#### Direction:
Starting at the first line of the listing below, repeat each line up to and including the one containing "import seaborn as sns". Leave out pictures.
####
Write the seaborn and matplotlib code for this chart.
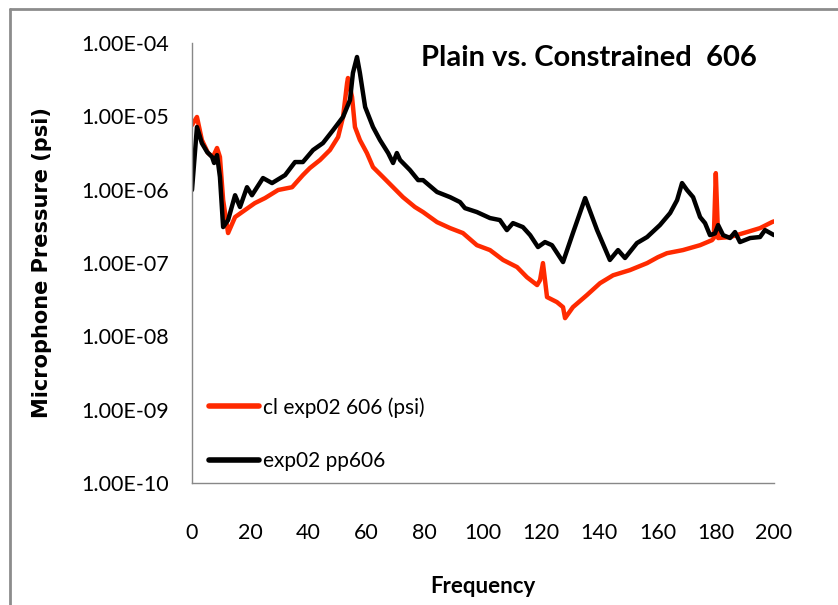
import numpy as np
import pandas as pd
import matplotlib
matplotlib.use("Agg")
import matplotlib.pyplot as plt
from matplotlib.lines import Line2D
import seaborn as sns

# ---- data ----
freq_pp = [0, 1.7, 3.4, 5.2, 6.9, 7.6, 8.6, 9.6, 10.7, 12.4, 14.8, 16.5, 18.9, 20.6,
           24.4, 27.5, 32.0, 35.4, 38.1, 41.6, 45.0, 48.5, 51.9, 54.3, 55.3, 56.7,
           57.7, 59.5, 62.2, 64.6, 67.4, 69.1, 70.4, 71.5, 74.9, 77.7, 79.4, 84.2,
           88.7, 92.1, 93.8, 97.9, 102.4, 105.8, 108.2, 110.3, 113.7, 116.2, 118.9,
           121.3, 123.7, 127.5, 130.9, 135.1, 139.2, 143.6, 146.4, 148.8, 152.9,
           156.4, 160.8, 164.3, 166.7, 168.4, 170.1, 172.2, 174.6, 176.3, 178.0,
           179.7, 180.8, 182.5, 184.9, 186.6, 188.3, 191.8, 195.2, 196.9, 200.0]
pres_pp = [9.9e-7, 7.15e-6, 4.3e-6, 3.26e-6, 2.79e-6, 2.31e-6, 2.96e-6, 1.49e-6,
           3.09e-7, 3.85e-7, 8.4e-7, 5.8e-7, 1.08e-6, 8.4e-7, 1.44e-6, 1.23e-6,
           1.58e-6, 2.38e-6, 2.38e-6, 3.47e-6, 4.32e-6, 6.5e-6, 9.8e-6, 1.67e-5,
           3.9e-5, 6.44e-5, 3.9e-5, 1.34e-5, 7.15e-6, 4.75e-6, 3.16e-6, 2.31e-6,
           3.16e-6, 2.54e-6, 1.85e-6, 1.35e-6, 1.35e-6, 9.3e-7, 7.9e-7, 6.77e-7,
           5.6e-7, 4.95e-7, 4.1e-7, 3.85e-7, 2.81e-7, 3.5e-7, 3.09e-7, 2.40e-7,
           1.65e-7, 1.93e-7, 1.75e-7, 1.03e-7, 2.56e-7, 7.68e-7, 2.81e-7, 1.10e-7,
           1.50e-7, 1.17e-7, 1.87e-7, 2.26e-7, 3.29e-7, 4.8e-7, 7.2e-7, 1.23e-6,
           9.9e-7, 7.9e-7, 4.23e-7, 3.5e-7, 2.40e-7, 2.53e-7, 3.29e-7, 2.40e-7,
           2.19e-7, 2.64e-7, 1.93e-7, 2.19e-7, 2.26e-7, 2.81e-7, 2.40e-7]

freq_cl = [0, 1.7, 3.4, 5.5, 7.2, 8.6, 9.6, 10.7, 12.4, 14.8, 18.2, 21.6, 25.1,
           29.6, 34.4, 38.1, 40.5, 44.0, 47.4, 50.2, 51.9, 53.3, 53.6, 55.0, 56.0,
           57.7, 60.1, 62.2, 65.6, 69.1, 72.5, 76.6, 79.4, 84.2, 88.7, 93.1, 97.9,
           102.4, 106.9, 111.7, 115.1, 118.6, 119.6, 120.6, 122.0, 125.4, 127.5,
           128.2, 130.9, 135.7, 140.2, 144.7, 150.5, 156.4, 160.1, 163.2, 168.7,
           174.6, 178.7, 179.3, 180.0, 180.8, 184.9, 190.7, 195.2, 199.3, 200.0]
pres_cl = [7.6e-6, 9.8e-6, 4.75e-6, 3.16e-6, 2.79e-6, 3.7e-6, 2.79e-6, 7.2e-7,
           2.56e-7, 4.23e-7, 5.27e-7, 6.56e-7, 7.68e-7, 9.9e-7, 1.08e-6, 1.58e-6,
           1.97e-6, 2.54e-6, 3.47e-6, 5.22e-6, 9.8e-6, 2.85e-5, 3.33e-5, 1.83e-5,
           7.15e-6, 4.75e-6, 3.16e-6, 2.03e-6, 1.49e-6, 1.08e-6, 7.9e-7, 5.8e-7,
           4.95e-7, 3.61e-7, 2.99e-7, 2.56e-7, 1.75e-7, 1.50e-7, 1.10e-7, 8.8e-8,
           6.4e-8, 5.0e-8, 5.85e-8, 9.97e-8, 3.43e-8, 2.93e-8, 2.5e-8, 1.77e-8,
           2.5e-8, 3.65e-8, 5.3e-8, 6.8e-8, 8.0e-8, 9.97e-8, 1.20e-7, 1.36e-7,
           1.50e-7, 1.75e-7, 2.05e-7, 2.19e-7, 1.68e-6, 2.19e-7, 2.26e-7, 2.64e-7,
           2.99e-7, 3.61e-7, 3.7e-7]

series_names = ["cl exp02 606 (psi)", "exp02 pp606"]
x_ticks = [0, 20, 40, 60, 80, 100, 120, 140, 160, 180, 200]
y_ticks = [1e-10, 1e-9, 1e-8, 1e-7, 1e-6, 1e-5, 1e-4]
y_tick_labels = ["1.00E-10", "1.00E-09", "1.00E-08", "1.00E-07", "1.00E-06",
                 "1.00E-05", "1.00E-04"]

df = pd.concat([
    pd.DataFrame({"Frequency": freq_cl, "Pressure": pres_cl, "Series": series_names[0]}),
    pd.DataFrame({"Frequency": freq_pp, "Pressure": pres_pp, "Series": series_names[1]}),
], ignore_index=True)

sns.set_style("white")
plt.rcParams["font.family"] = ["Lato", "DejaVu Sans"]
plt.rcParams["text.color"] = "#000000"
plt.rcParams["axes.labelcolor"] = "#000000"

fig = plt.figure(figsize=(8.38, 6.05), dpi=100)
ax = fig.add_axes([192 / 838, 1 - 483 / 605, (774 - 192) / 838, (483 - 43) / 605])

palette = {series_names[0]: "#FF2A00", series_names[1]: "#000000"}
sns.lineplot(data=df, x="Frequency", y="Pressure", hue="Series", palette=palette,
             linewidth=3.2, sort=False, estimator=None, ax=ax, legend=True)

ax.set_yscale("log")
ax.set_xlim(0, 200)
ax.set_ylim(1e-10, 1e-4)
ax.set_xticks(x_ticks)
ax.set_xticklabels([str(t) for t in x_ticks])
ax.set_yticks(y_ticks)
ax.set_yticklabels(y_tick_labels)
ax.minorticks_off()
ax.tick_params(axis="both", which="major", direction="out", length=5.5, width=1,
               color="#888888", labelsize=15.5, labelcolor="#000000")
ax.tick_params(axis="x", pad=23)
ax.tick_params(axis="y", pad=11)

for s in ["top", "right"]:
    ax.spines[s].set_visible(False)
for s in ["left", "bottom"]:
    ax.spines[s].set_color("#888888")
    ax.spines[s].set_linewidth(1)

ax.set_xlabel("Frequency", fontsize=16, fontweight="bold", labelpad=24)
ax.set_ylabel("Microphone Pressure (psi)", fontsize=15, fontweight="bold",
              family=["DejaVu Sans"], labelpad=21)

ax.text(0.97, 0.995, "Plain vs. Constrained  606", transform=ax.transAxes,
        ha="right", va="top", fontsize=21, fontweight="bold")

leg = ax.legend(loc="lower left", bbox_to_anchor=(0.005, -0.006), frameon=False,
                fontsize=15, handlelength=2.4, handletextpad=0.15, labelspacing=1.6,
                borderaxespad=0.3)
for h in leg.get_lines():
    h.set_linewidth(4)

# outer chart-area border (grey, left and top visible)
fig.add_artist(Line2D([10 / 838, 10 / 838], [0, 1 - 9 / 605], color="#8c8c8c",
                      linewidth=2, transform=fig.transFigure))
fig.add_artist(Line2D([10 / 838, 1], [1 - 9 / 605, 1 - 9 / 605], color="#8c8c8c",
                      linewidth=2, transform=fig.transFigure))

fig.savefig("out.png", dpi=100)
####
#### Correct result:
Write the seaborn and matplotlib code for this chart.
import numpy as np
import pandas as pd
import matplotlib
matplotlib.use("Agg")
import matplotlib.pyplot as plt
from matplotlib.lines import Line2D
import seaborn as sns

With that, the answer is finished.